Why is C(n,k) = C(n, n-k)?
Choosing which k items to include is equivalent to choosing which (n-k) items to leave out - both decisions fully determine the same subset. Formally, swapping k and (n-k) in the formula n!/(k!(n-k)!) yields the identical expression. This symmetry means C(10,3) = C(10,7) = 120, and it is visible in Pascal's triangle where each row reads the same forwards and backwards.
What is Pascal's triangle and how does it relate to C(n,k)?

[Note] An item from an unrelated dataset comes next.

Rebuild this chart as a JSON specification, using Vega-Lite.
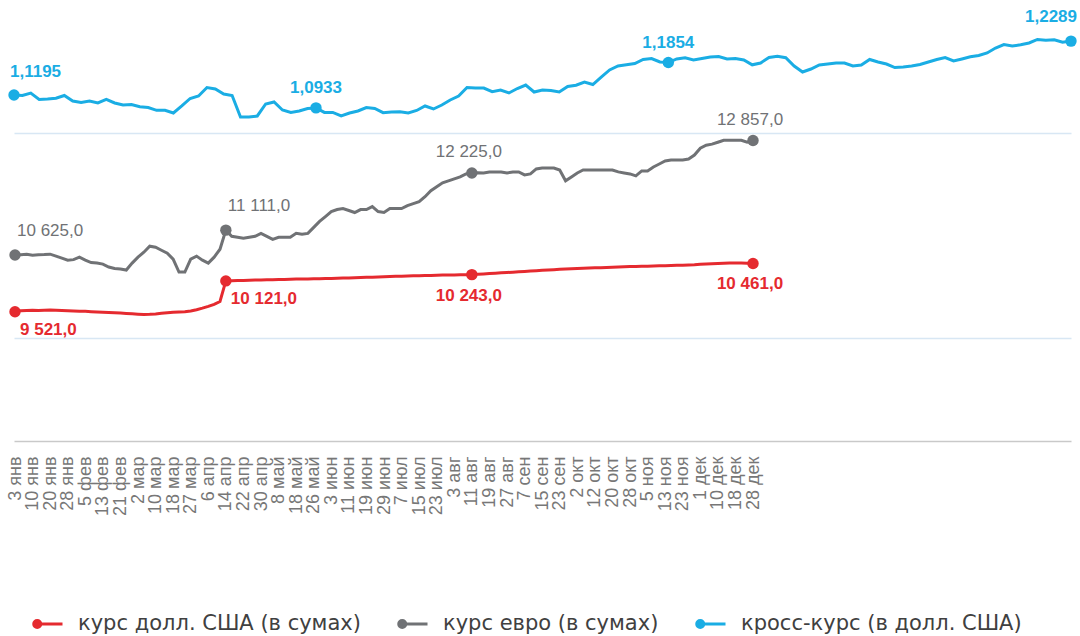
{
"$schema": "https://vega.github.io/schema/vega-lite/v6.json",
"width": 1060, "height": 436,
"autosize": {"type": "none"},
"padding": {"left": 14, "top": 5, "right": 6, "bottom": 195},
"background": "white",
"config": {
  "view": {"stroke": null},
  "font": "Liberation Sans",
  "locale": {"number": {"decimal": ",", "thousands": " ", "grouping": [3], "currency": ["", ""]}}
},
"data": {"values": [
{"d":"3 янв","usd":9521,"eur":10625,"cross":1.1195},
{"d":"6 янв","usd":9540,"eur":10633,"cross":1.1185},
{"d":"8 янв","usd":9545,"eur":10642,"cross":1.1234},
{"d":"10 янв","usd":9548,"eur":10623,"cross":1.1104},
{"d":"14 янв","usd":9545,"eur":10629,"cross":1.1114},
{"d":"16 янв","usd":9550,"eur":10634,"cross":1.1130},
{"d":"20 янв","usd":9552,"eur":10642,"cross":1.1185},
{"d":"22 янв","usd":9550,"eur":10604,"cross":1.1073},
{"d":"24 янв","usd":9545,"eur":10565,"cross":1.1043},
{"d":"28 янв","usd":9540,"eur":10526,"cross":1.1073},
{"d":"30 янв","usd":9535,"eur":10536,"cross":1.1033},
{"d":"3 фев","usd":9530,"eur":10584,"cross":1.1104},
{"d":"5 фев","usd":9528,"eur":10526,"cross":1.1033},
{"d":"7 фев","usd":9522,"eur":10478,"cross":1.0992},
{"d":"11 фев","usd":9515,"eur":10468,"cross":1.1002},
{"d":"13 фев","usd":9510,"eur":10449,"cross":1.0955},
{"d":"17 фев","usd":9505,"eur":10391,"cross":1.0941},
{"d":"19 фев","usd":9500,"eur":10362,"cross":1.0884},
{"d":"21 фев","usd":9495,"eur":10352,"cross":1.0884},
{"d":"25 фев","usd":9488,"eur":10333,"cross":1.0830},
{"d":"27 фев","usd":9480,"eur":10468,"cross":1.0972},
{"d":"2 мар","usd":9473,"eur":10584,"cross":1.1124},
{"d":"4 мар","usd":9468,"eur":10681,"cross":1.1175},
{"d":"6 мар","usd":9470,"eur":10797,"cross":1.1347},
{"d":"10 мар","usd":9478,"eur":10777,"cross":1.1317},
{"d":"12 мар","usd":9490,"eur":10719,"cross":1.1215},
{"d":"16 мар","usd":9500,"eur":10662,"cross":1.1185},
{"d":"18 мар","usd":9508,"eur":10546,"cross":1.0748},
{"d":"23 мар","usd":9515,"eur":10294,"cross":1.0748},
{"d":"25 мар","usd":9522,"eur":10294,"cross":1.0769},
{"d":"27 мар","usd":9535,"eur":10546,"cross":1.1012},
{"d":"31 мар","usd":9560,"eur":10604,"cross":1.1053},
{"d":"2 апр","usd":9590,"eur":10526,"cross":1.0891},
{"d":"6 апр","usd":9625,"eur":10468,"cross":1.0842},
{"d":"8 апр","usd":9665,"eur":10584,"cross":1.0870},
{"d":"10 апр","usd":9720,"eur":10739,"cross":1.0921},
{"d":"14 апр","usd":10121,"eur":11111,"cross":1.0933},
{"d":"16 апр","usd":10125,"eur":10990,"cross":1.0842},
{"d":"20 апр","usd":10128,"eur":10971,"cross":1.0842},
{"d":"22 апр","usd":10130,"eur":10951,"cross":1.0769},
{"d":"24 апр","usd":10135,"eur":10971,"cross":1.0830},
{"d":"28 апр","usd":10138,"eur":10990,"cross":1.0870},
{"d":"30 апр","usd":10140,"eur":11048,"cross":1.0941},
{"d":"4 май","usd":10142,"eur":10990,"cross":1.0921},
{"d":"6 май","usd":10145,"eur":10932,"cross":1.0836},
{"d":"8 май","usd":10148,"eur":10971,"cross":1.0850},
{"d":"12 май","usd":10150,"eur":10971,"cross":1.0854},
{"d":"14 май","usd":10153,"eur":10971,"cross":1.0830},
{"d":"18 май","usd":10156,"eur":11048,"cross":1.0881},
{"d":"20 май","usd":10158,"eur":11029,"cross":1.0972},
{"d":"22 май","usd":10160,"eur":11048,"cross":1.0911},
{"d":"26 май","usd":10163,"eur":11164,"cross":1.0992},
{"d":"28 май","usd":10165,"eur":11280,"cross":1.1094},
{"d":"1 июн","usd":10168,"eur":11376,"cross":1.1175},
{"d":"3 июн","usd":10170,"eur":11473,"cross":1.1347},
{"d":"5 июн","usd":10173,"eur":11512,"cross":1.1337},
{"d":"9 июн","usd":10176,"eur":11531,"cross":1.1337},
{"d":"11 июн","usd":10180,"eur":11493,"cross":1.1264},
{"d":"15 июн","usd":10183,"eur":11454,"cross":1.1297},
{"d":"17 июн","usd":10186,"eur":11512,"cross":1.1236},
{"d":"19 июн","usd":10190,"eur":11512,"cross":1.1327},
{"d":"23 июн","usd":10194,"eur":11570,"cross":1.1398},
{"d":"25 июн","usd":10198,"eur":11473,"cross":1.1256},
{"d":"29 июн","usd":10202,"eur":11454,"cross":1.1297},
{"d":"1 июл","usd":10206,"eur":11531,"cross":1.1286},
{"d":"3 июл","usd":10210,"eur":11531,"cross":1.1256},
{"d":"7 июл","usd":10214,"eur":11531,"cross":1.1368},
{"d":"9 июл","usd":10217,"eur":11589,"cross":1.1394},
{"d":"13 июл","usd":10220,"eur":11628,"cross":1.1459},
{"d":"15 июл","usd":10222,"eur":11666,"cross":1.1408},
{"d":"17 июл","usd":10225,"eur":11763,"cross":1.1560},
{"d":"21 июл","usd":10228,"eur":11879,"cross":1.1703},
{"d":"23 июл","usd":10231,"eur":11956,"cross":1.1784},
{"d":"27 июл","usd":10234,"eur":12033,"cross":1.1808},
{"d":"30 июл","usd":10236,"eur":12072,"cross":1.1834},
{"d":"3 авг","usd":10238,"eur":12111,"cross":1.1916},
{"d":"5 авг","usd":10240,"eur":12149,"cross":1.1936},
{"d":"7 авг","usd":10241,"eur":12207,"cross":1.1865},
{"d":"11 авг","usd":10243,"eur":12225,"cross":1.1854},
{"d":"13 авг","usd":10250,"eur":12230,"cross":1.1926},
{"d":"17 авг","usd":10257,"eur":12226,"cross":1.1950},
{"d":"19 авг","usd":10264,"eur":12246,"cross":1.1906},
{"d":"21 авг","usd":10271,"eur":12246,"cross":1.1936},
{"d":"25 авг","usd":10278,"eur":12246,"cross":1.1966},
{"d":"27 авг","usd":10285,"eur":12226,"cross":1.1976},
{"d":"31 авг","usd":10292,"eur":12246,"cross":1.1926},
{"d":"3 сен","usd":10299,"eur":12246,"cross":1.1936},
{"d":"7 сен","usd":10306,"eur":12188,"cross":1.1906},
{"d":"9 сен","usd":10313,"eur":12207,"cross":1.1808},
{"d":"11 сен","usd":10320,"eur":12304,"cross":1.1845},
{"d":"15 сен","usd":10327,"eur":12323,"cross":1.1956},
{"d":"17 сен","usd":10334,"eur":12323,"cross":1.1981},
{"d":"21 сен","usd":10340,"eur":12323,"cross":1.1952},
{"d":"23 сен","usd":10346,"eur":12284,"cross":1.1784},
{"d":"25 сен","usd":10352,"eur":12072,"cross":1.1662},
{"d":"29 сен","usd":10358,"eur":12149,"cross":1.1723},
{"d":"2 окт","usd":10364,"eur":12226,"cross":1.1804},
{"d":"6 окт","usd":10368,"eur":12284,"cross":1.1824},
{"d":"8 окт","usd":10372,"eur":12284,"cross":1.1845},
{"d":"12 окт","usd":10376,"eur":12284,"cross":1.1845},
{"d":"14 окт","usd":10380,"eur":12284,"cross":1.1784},
{"d":"16 окт","usd":10384,"eur":12284,"cross":1.1804},
{"d":"20 окт","usd":10388,"eur":12284,"cross":1.1916},
{"d":"22 окт","usd":10392,"eur":12246,"cross":1.1865},
{"d":"26 окт","usd":10396,"eur":12226,"cross":1.1824},
{"d":"28 окт","usd":10400,"eur":12207,"cross":1.1753},
{"d":"30 окт","usd":10403,"eur":12168,"cross":1.1763},
{"d":"3 ноя","usd":10406,"eur":12265,"cross":1.1784},
{"d":"5 ноя","usd":10409,"eur":12265,"cross":1.1814},
{"d":"9 ноя","usd":10412,"eur":12342,"cross":1.1865},
{"d":"11 ноя","usd":10415,"eur":12400,"cross":1.1916},
{"d":"13 ноя","usd":10418,"eur":12458,"cross":1.1956},
{"d":"17 ноя","usd":10421,"eur":12478,"cross":1.1885},
{"d":"19 ноя","usd":10424,"eur":12478,"cross":1.1926},
{"d":"23 ноя","usd":10427,"eur":12478,"cross":1.1971},
{"d":"25 ноя","usd":10430,"eur":12497,"cross":1.1997},
{"d":"27 ноя","usd":10435,"eur":12574,"cross":1.2048},
{"d":"1 дек","usd":10445,"eur":12709,"cross":1.2149},
{"d":"3 дек","usd":10450,"eur":12767,"cross":1.2220},
{"d":"7 дек","usd":10455,"eur":12787,"cross":1.2190},
{"d":"10 дек","usd":10460,"eur":12825,"cross":1.2214},
{"d":"14 дек","usd":10465,"eur":12864,"cross":1.2251},
{"d":"16 дек","usd":10470,"eur":12864,"cross":1.2322},
{"d":"18 дек","usd":10472,"eur":12864,"cross":1.2307},
{"d":"22 дек","usd":10470,"eur":12864,"cross":1.2315},
{"d":"24 дек","usd":10466,"eur":12825,"cross":1.2265},
{"d":"28 дек","usd":10461,"eur":12857,"cross":1.2289}
]},
"transform": [{"fold": ["usd", "eur", "cross"], "as": ["series", "v"]}],
"encoding": {
  "color": {
    "field": "series", "type": "nominal",
    "scale": {"domain": ["usd", "eur", "cross"], "range": ["#e52a2f", "#707275", "#1aade4"]},
    "legend": {
      "orient": "none", "legendX": 16, "legendY": 602, "direction": "horizontal", "title": null,
      "labelExpr": "datum.value == 'usd' ? 'курс долл. США (в сумах)' : datum.value == 'eur' ? 'курс евро (в сумах)' : 'кросс-курс (в долл. США)'",
      "labelFont": "DejaVu Sans", "labelFontSize": 21, "labelColor": "#404040", "labelLimit": 500,
      "symbolType": "M-0.856,0A0.226,0.226,0,1,1,-0.404,0A0.226,0.226,0,1,1,-0.856,0ZM-0.63,0L1,0",
      "symbolSize": 961, "symbolStrokeWidth": 3, "labelOffset": 14, "columnPadding": 31,
      "encode": {"symbols": {"update": {"fill": {"scale": "color", "field": "value"}, "stroke": {"scale": "color", "field": "value"}}}}
    }
  }
},
"resolve": {"scale": {"x": "independent", "y": "independent"}, "axis": {"x": "independent", "y": "independent"}},
"layer": [
  {
    "transform": [{"filter": "datum.series != 'cross'"}],
    "encoding": {
      "x": {"field": "d", "type": "ordinal", "sort": null,
        "scale": {"type": "point", "padding": 0, "range": [1, 739]},
        "axis": {"title": null, "values": ["3 янв","10 янв","20 янв","28 янв","5 фев","13 фев","21 фев","2 мар","10 мар","18 мар","27 мар","6 апр","14 апр","22 апр","30 апр","8 май","18 май","26 май","3 июн","11 июн","19 июн","29 июн","7 июл","15 июл","23 июл","3 авг","11 авг","19 авг","27 авг","7 сен","15 сен","23 сен","2 окт","12 окт","20 окт","28 окт","5 ноя","13 ноя","23 ноя","1 дек","10 дек","18 дек","28 дек"],
          "labelAngle": -90, "ticks": false, "domain": false, "grid": false, "labelPadding": 15,
          "labelFontSize": 18, "labelColor": "#777777", "labelFont": "Liberation Sans"}},
      "y": {"field": "v", "type": "quantitative",
        "scale": {"domain": [7000, 15500], "nice": false, "zero": false},
        "axis": null}
    },
    "layer": [
      {"mark": {"type": "line", "strokeWidth": 3}},
      {"transform": [{"filter": {"field": "d", "oneOf": ["3 янв", "14 апр", "11 авг", "28 дек"]}}],
       "mark": {"type": "circle", "size": 130, "opacity": 1}},
      {"transform": [{"filter": "datum.series == 'usd' && (datum.d == '3 янв' || datum.d == '14 апр')"}],
       "mark": {"type": "text", "align": "left", "baseline": "middle", "dx": 5, "dy": 18, "fontSize": 17, "fontWeight": "bold"},
       "encoding": {"text": {"field": "v", "type": "quantitative", "format": ",.1f"}}},
      {"transform": [{"filter": "datum.series == 'usd' && (datum.d == '11 авг' || datum.d == '28 дек')"}],
       "mark": {"type": "text", "align": "center", "baseline": "middle", "dx": -3, "dy": 21, "fontSize": 17, "fontWeight": "bold"},
       "encoding": {"text": {"field": "v", "type": "quantitative", "format": ",.1f"}}},
      {"transform": [{"filter": "datum.series == 'eur' && (datum.d == '3 янв' || datum.d == '14 апр')"}],
       "mark": {"type": "text", "align": "left", "baseline": "middle", "dx": 2, "dy": -24, "fontSize": 17},
       "encoding": {"text": {"field": "v", "type": "quantitative", "format": ",.1f"}}},
      {"transform": [{"filter": "datum.series == 'eur' && (datum.d == '11 авг' || datum.d == '28 дек')"}],
       "mark": {"type": "text", "align": "center", "baseline": "middle", "dx": -3, "dy": -21, "fontSize": 17},
       "encoding": {"text": {"field": "v", "type": "quantitative", "format": ",.1f"}}}
    ]
  },
  {
    "transform": [{"filter": "datum.series == 'cross'"}],
    "encoding": {
      "x": {"field": "d", "type": "ordinal", "sort": null,
        "scale": {"type": "point", "padding": 0, "range": [0, 1057]}, "axis": null},
      "y": {"field": "v", "type": "quantitative",
        "scale": {"domain": [0.4171, 1.3022], "nice": false, "zero": false},
        "axis": {"title": null, "values": [0.4171, 0.6254, 1.0419], "labels": false, "ticks": false, "domain": false, "grid": true,
          "gridColor": {"condition": {"test": "datum.value < 0.5", "value": "#c9c9c9"}, "value": "#d8e7f4"}, "gridWidth": 1.5}}
    },
    "layer": [
      {"mark": {"type": "line", "strokeWidth": 3}},
      {"transform": [{"filter": {"field": "d", "oneOf": ["3 янв", "14 апр", "11 авг", "28 дек"]}}],
       "mark": {"type": "circle", "size": 130, "opacity": 1}},
      {"transform": [{"filter": "datum.d == '3 янв'"}],
       "mark": {"type": "text", "align": "left", "baseline": "middle", "dx": -4, "dy": -23, "fontSize": 17, "fontWeight": "bold"},
       "encoding": {"text": {"field": "v", "type": "quantitative", "format": ".4f"}}},
      {"transform": [{"filter": "datum.d == '14 апр' || datum.d == '11 авг'"}],
       "mark": {"type": "text", "align": "center", "baseline": "middle", "dy": -20, "fontSize": 17, "fontWeight": "bold"},
       "encoding": {"text": {"field": "v", "type": "quantitative", "format": ".4f"}}},
      {"transform": [{"filter": "datum.d == '28 дек'"}],
       "mark": {"type": "text", "align": "right", "baseline": "middle", "dx": 6, "dy": -24, "fontSize": 17, "fontWeight": "bold"},
       "encoding": {"text": {"field": "v", "type": "quantitative", "format": ".4f"}}}
    ]
  }
]
}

Pascal's triangle is an infinite triangular array where row n (counting from 0) lists exactly the values C(n,0), C(n,1), ..., C(n,n). Each interior entry is the sum of the two entries directly above it, which reflects Pascal's identity: C(n,k) = C(n-1,k-1) + C(n-1,k). The triangle is useful for quick lookups: row 5 is 1, 5, 10, 10, 5, 1, so C(5,2) = 10 by reading the third entry. The row sums equal powers of 2: row n sums to 2^n.
How large can n be in this calculator?
This tool handles n up to 1000. For n up to about 20 it displays full factorial expansions; for larger n it uses a multiplicative shortcut that avoids computing enormous factorials directly. Results are rounded to the nearest integer. For very large n (above a few hundred) with k near n/2, the values become astronomically large (hundreds of digits) and are returned as approximate integers.
When should I use combinations with repetition?
Use C(n+k-1, k) when the same item can be chosen more than once and order still does not matter. Classic examples: choosing 3 toppings from a menu of 5 where duplicates are fine (extra cheese counts twice); distributing 10 identical balls into 4 boxes; rolling two identical dice and recording only which numbers appeared. When each item can be used at most once, revert to the standard C(n,k) formula.